Room-Size Ozone Chamber Enables Real-World Sensor Testing with Human Subjects

Achievement date: 
2017
Outcome/accomplishment: 

A room-size EPA ozone chamber is making possible more realistic gas-sensor testing, which allowed, for example, the first-ever test of a room-temperature sensor being worn by a person. The test was conducted by scientists at the Engineering Research Center (ERC) for Advanced Self-Powered Systems of Integrated Sensors and Technologies (ASSIST), funded by the NSF and based at North Carolina State University.

Impact/benefits: 

Real-world testing is crucial to refining the new sensors being developed at ASSIST. In previous years, sensors were evaluated in a lab using a small, flow-through chamber.
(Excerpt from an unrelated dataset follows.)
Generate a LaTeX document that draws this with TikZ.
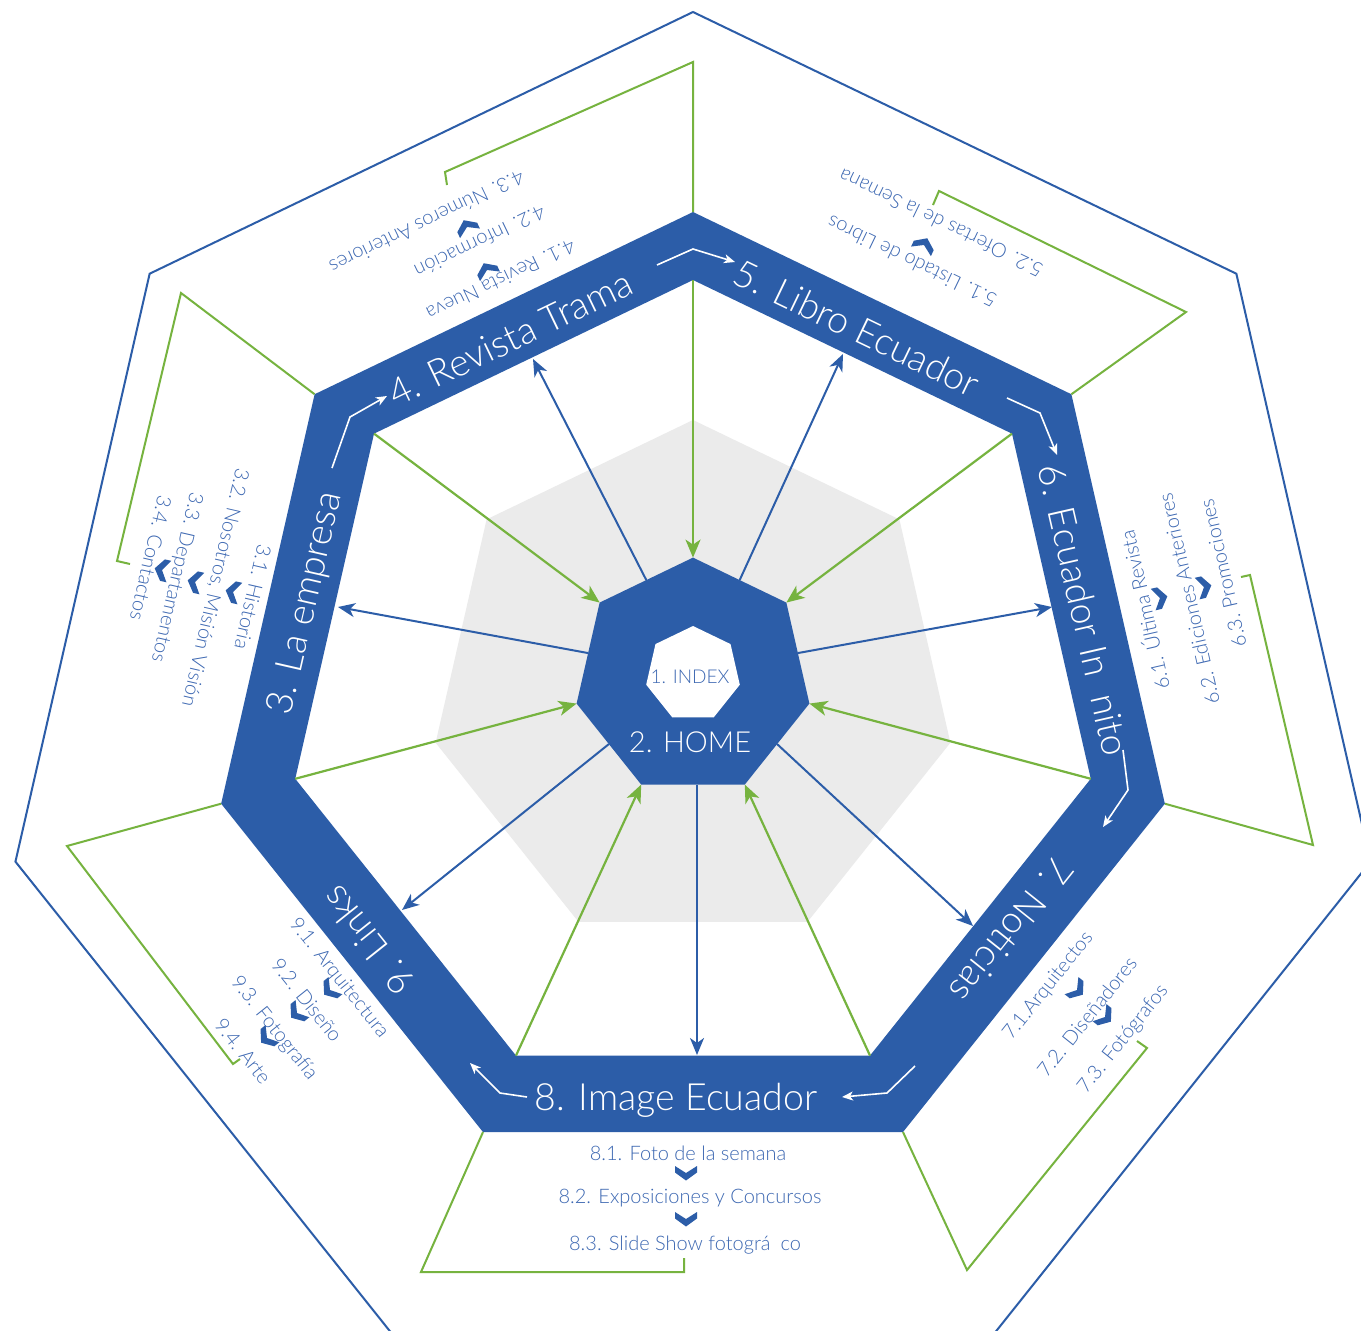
\documentclass[tikz,border=0pt]{standalone}
\usepackage{fontspec}
\IfFontExistsTF{Lato Light}{\setmainfont{Lato Light}}{\setmainfont{Lato}}
\usetikzlibrary{calc,arrows.meta}
\definecolor{hblue}{HTML}{2C5DA8}
\definecolor{hgreen}{HTML}{76B33F}
\definecolor{hgray}{HTML}{EBEBEB}
\definecolor{tblue}{HTML}{3D68B2}
\begin{document}
\begin{tikzpicture}[x=1pt,y=-1pt,
  bandlbl/.style={text=white,inner sep=0pt,font=\fontsize{37.5}{40}\selectfont,text height=26.9pt,text depth=0pt},
  sublbl/.style={text=tblue,inner sep=0pt,font=\fontsize{20}{22}\selectfont,text height=14.3pt,text depth=0pt},
  bluearrow/.style={draw=hblue,line width=2pt,-{Stealth[length=17pt,width=14pt,inset=5pt]}},
  greenarrow/.style={draw=hgreen,line width=2.2pt,-{Stealth[length=18pt,width=15pt,inset=5pt]}},
  whitearrow/.style={draw=white,line width=1.6pt,-{Stealth[length=11pt,width=9pt,inset=3pt]}},
  bracket/.style={draw=hgreen,line width=2pt},
  chev/.pic={\fill[hblue] (-11,-7) -- (0,0) -- (11,-7) -- (11,-0.5) -- (0,7.5) -- (-11,-0.5) -- cycle;}
]
\useasboundingbox (0,0) rectangle (1361,1331);
\clip (0,0) rectangle (1361,1331);
\fill[white] (0,0) rectangle (1361,1331);
% geometry
\foreach \k in {0,...,6}{
  \pgfmathsetmacro\ang{-90+\k*360/7}
  \pgfmathsetmacro\angm{\ang+180/7}
  \coordinate (o\k) at ($(693,707)+(\ang:695)$);
  \coordinate (bo\k) at ($(693,696)+(\ang:484)$);
  \coordinate (bi\k) at ($(693,688)+(\ang:408)$);
  \coordinate (g\k) at ($(693,684)+(\ang:264)$);
  \coordinate (h\k) at ($(693,677)+(\ang:119.4)$);
  \coordinate (hm\k) at ($(693,677)+(\angm:107.6)$);
  \coordinate (w\k) at ($(693,674)+(\ang:48)$);
}
% outer thin heptagon
\draw[hblue,line width=2pt,line join=miter] (o0)--(o1)--(o2)--(o3)--(o4)--(o5)--(o6)--cycle;
% gray heptagon
\fill[hgray] (g0)--(g1)--(g2)--(g3)--(g4)--(g5)--(g6)--cycle;
% band
\fill[hblue,even odd rule] (bo0)--(bo1)--(bo2)--(bo3)--(bo4)--(bo5)--(bo6)--cycle
  (bi0)--(bi1)--(bi2)--(bi3)--(bi4)--(bi5)--(bi6)--cycle;
% green brackets
\coordinate (k4a) at (693,62);   \coordinate (k4b) at (445,172);  \coordinate (k4c) at (447,185);
\coordinate (k5a) at (1186,312); \coordinate (k5b) at (939,191);  \coordinate (k5c) at (933,205);
\coordinate (k6a) at (1313,845); \coordinate (k6b) at (1250,575); \coordinate (k6c) at (1241,577);
\coordinate (k7a) at (967,1270); \coordinate (k7b) at (1147,1048);\coordinate (k7c) at (1137,1041);
\coordinate (k8a) at (421,1272); \coordinate (k8b) at (684,1272); \coordinate (k8c) at (684,1258);
\coordinate (k9a) at (67,846);   \coordinate (k9b) at (233,1064); \coordinate (k9c) at (240,1059);
\coordinate (k3a) at (181,293);  \coordinate (k3b) at (117,561);  \coordinate (k3c) at (130,564);
\draw[bracket] (bo0)--(k4a)--(k4b)--(k4c);
\draw[bracket] (bo1)--(k5a)--(k5b)--(k5c);
\draw[bracket] (bo2)--(k6a)--(k6b)--(k6c);
\draw[bracket] (bo3)--(k7a)--(k7b)--(k7c);
\draw[bracket] (bo4)--(k8a)--(k8b)--(k8c);
\draw[bracket] (bo5)--(k9a)--(k9b)--(k9c);
\draw[bracket] (bo6)--(k3a)--(k3b)--(k3c);
% blue arrows (home -> sections)
\coordinate (t3) at (338,607);
\coordinate (t4) at (533,359);
\coordinate (t5) at (843,354);
\coordinate (t6) at (1052,607);
\coordinate (t7) at (973,926);
\coordinate (t8) at (697,1055);
\coordinate (t9) at (402,910);
\coordinate (s8) at (697,785);
\draw[bluearrow] (hm5)--(t3);
\draw[bluearrow] (hm6)--(t4);
\draw[bluearrow] (hm0)--(t5);
\draw[bluearrow] (hm1)--(t6);
\draw[bluearrow] (hm2)--(t7);
\draw[bluearrow] (s8)--(t8);
\draw[bluearrow] (hm4)--(t9);
% green arrows (sections -> home)
\foreach \k in {0,...,6}{\draw[greenarrow] (bi\k)--(h\k);}
% center heptagons
\fill[hblue] (h0)--(h1)--(h2)--(h3)--(h4)--(h5)--(h6)--cycle;
\fill[white] (w0)--(w1)--(w2)--(w3)--(w4)--(w5)--(w6)--cycle;
\node[text=tblue,inner sep=0pt,font=\fontsize{19}{20}\selectfont,text height=13.6pt,text depth=0pt] (index) at (690,677) {1. INDEX};
\node[text=white,inner sep=0pt,font=\fontsize{29}{30}\selectfont,text height=20.8pt,text depth=0pt] (home) at (690,742) {2. HOME};
% white arrows in band
\coordinate (a1a) at (332,468);  \coordinate (a1b) at (350,417);  \coordinate (a1c) at (387,396);
\coordinate (a2a) at (657,265);  \coordinate (a2b) at (693,249);  \coordinate (a2c) at (735,262);
\coordinate (a3a) at (1007,398); \coordinate (a3b) at (1040,413); \coordinate (a3c) at (1057,455);
\coordinate (a4a) at (1123,750); \coordinate (a4b) at (1128,790); \coordinate (a4c) at (1103,827);
\coordinate (a5a) at (915,1066); \coordinate (a5b) at (887,1093); \coordinate (a5c) at (842,1097);
\coordinate (a6a) at (527,1097); \coordinate (a6b) at (500,1093); \coordinate (a6c) at (470,1063);
\draw[whitearrow] (a1a)--(a1b)--(a1c);
\draw[whitearrow] (a2a)--(a2b)--(a2c);
\draw[whitearrow] (a3a)--(a3b)--(a3c);
\draw[whitearrow] (a4a)--(a4b)--(a4c);
\draw[whitearrow] (a5a)--(a5b)--(a5c);
\draw[whitearrow] (a6a)--(a6b)--(a6c);
% band labels
\node[bandlbl,rotate=77.14]  (l3) at (303,603)  {3. La empresa};
\node[bandlbl,rotate=25.71]  (l4) at (510,338)  {4. Revista Trama};
\node[bandlbl,rotate=-25.71] (l5) at (857,328)  {5. Libro Ecuador};
\node[bandlbl,rotate=-77.14] (l6) at (1084,610) {6. Ecuador In\hspace{0.5em}nito};
\node[bandlbl,rotate=231.43] (l7) at (1012,930) {7. Noticias};
\node[bandlbl]               (l8) at (676,1097) {8. Image Ecuador};
\node[bandlbl,rotate=128.57] (l9) at (368,941)  {9. Links};
% section 3
\node[sublbl,rotate=-102.86] (s31) at (253,597) {3.1. Historia};
\node[sublbl,rotate=-102.86] (s32) at (216,588) {3.2. Nosotros, Misión Visión};
\node[sublbl,rotate=-102.86] (s33) at (178,578) {3.3. Departamentos};
\node[sublbl,rotate=-102.86] (s34) at (151,558) {3.4. Contactos};
\pic[rotate=-102.86] at (233,592) {chev};
\pic[rotate=-102.86] at (195,582) {chev};
\pic[rotate=-102.86] at (162,570) {chev};
% section 4
\node[sublbl,rotate=205.71] (s41) at (501,280) {4.1. Revista Nueva};
\node[sublbl,rotate=205.71] (s42) at (480,242) {4.2. Información};
\node[sublbl,rotate=205.71] (s43) at (427,222) {4.3. Números Anteriores};
\pic[rotate=205.71] at (487,270) {chev};
\pic[rotate=205.71] at (467,227) {chev};
% section 5
\node[sublbl,rotate=154.29] (s51) at (912,262) {5.1. Listado de Libros};
\node[sublbl,rotate=154.29] (s52) at (941,223) {5.2. Ofertas de la Semana};
\pic[rotate=154.29] at (924,245) {chev};
% section 6
\node[sublbl,rotate=102.86] (s61) at (1145,610) {6.1. Última Revista};
\node[sublbl,rotate=102.86] (s62) at (1189,599) {6.2. Ediciones Anteriores};
\node[sublbl,rotate=102.86] (s63) at (1223,573) {6.3. Promociones};
\pic[rotate=102.86] at (1160,598) {chev};
\pic[rotate=102.86] at (1204,587) {chev};
% section 7
\node[sublbl,rotate=51.43] (s71) at (1047,985)  {7.1.Arquitectos};
\node[sublbl,rotate=51.43] (s72) at (1087,1017) {7.2. Diseñadores};
\node[sublbl,rotate=51.43] (s73) at (1122,1038) {7.3. Fotógrafos};
\pic[rotate=51.43] at (1077,990) {chev};
\pic[rotate=51.43] at (1105,1017) {chev};
% section 8
\node[sublbl] (s81) at (688,1153) {8.1. Foto de la semana};
\node[sublbl] (s82) at (690,1196) {8.2. Exposiciones y Concursos};
\node[sublbl] (s83) at (685,1243) {8.3. Slide Show fotográ\hspace{0.5em}co};
\pic at (686,1173) {chev};
\pic at (686,1219) {chev};
% section 9
\node[sublbl,rotate=-51.43] (s91) at (340,977)  {9.1. Arquitectura};
\node[sublbl,rotate=-51.43] (s92) at (307,1000) {9.2. Diseño};
\node[sublbl,rotate=-51.43] (s93) at (275,1027) {9.3. Fotografía};
\node[sublbl,rotate=-51.43] (s94) at (243,1051) {9.4. Arte};
\pic[rotate=-51.43] at (330,990) {chev};
\pic[rotate=-51.43] at (297,1013) {chev};
\pic[rotate=-51.43] at (267,1038) {chev};
\end{tikzpicture}
\end{document}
Successfully using the EPA ozone chamber not only gives scientists the ability to test with human subjects, but with fine control over ozone, temperature, and humidity.

Explanation/Background: 

Earlier ASSIST testing in the flow-through chambers subjected sensors to streaming air, rather than sensing air as it diffuses about a room in a fashion more typical of work conditions. The new tests have given scientists a better understanding of the surface reactions with ozone and water vapor of the nanoscale metal-oxide gas sensors developed at ASSIST and that are included in its Health and Environmental Tracker (HET). The wrist-worn trackers are an integrated, wearable system designed to monitor a user’s environment and health. The new tests have enabled techniques to improve sensor operation in high humidity and to reduce power consumption. In addition, management of UV light exposure and intermittent, low-temperature heating can extend sensor stability over long periods while maintaining low power levels suitable for portable applications. Moreover, humidity has a large impact on all metal oxide sensors. Water vapor in the air can vary substantially, while the mechanisms for water vapor interacting with metal oxide surfaces at low temperature are not well understood.

Scientists also derived data on small-motion artifacts that occur when a person wears the sensor, and have developed strategies to mitigate those disturbances.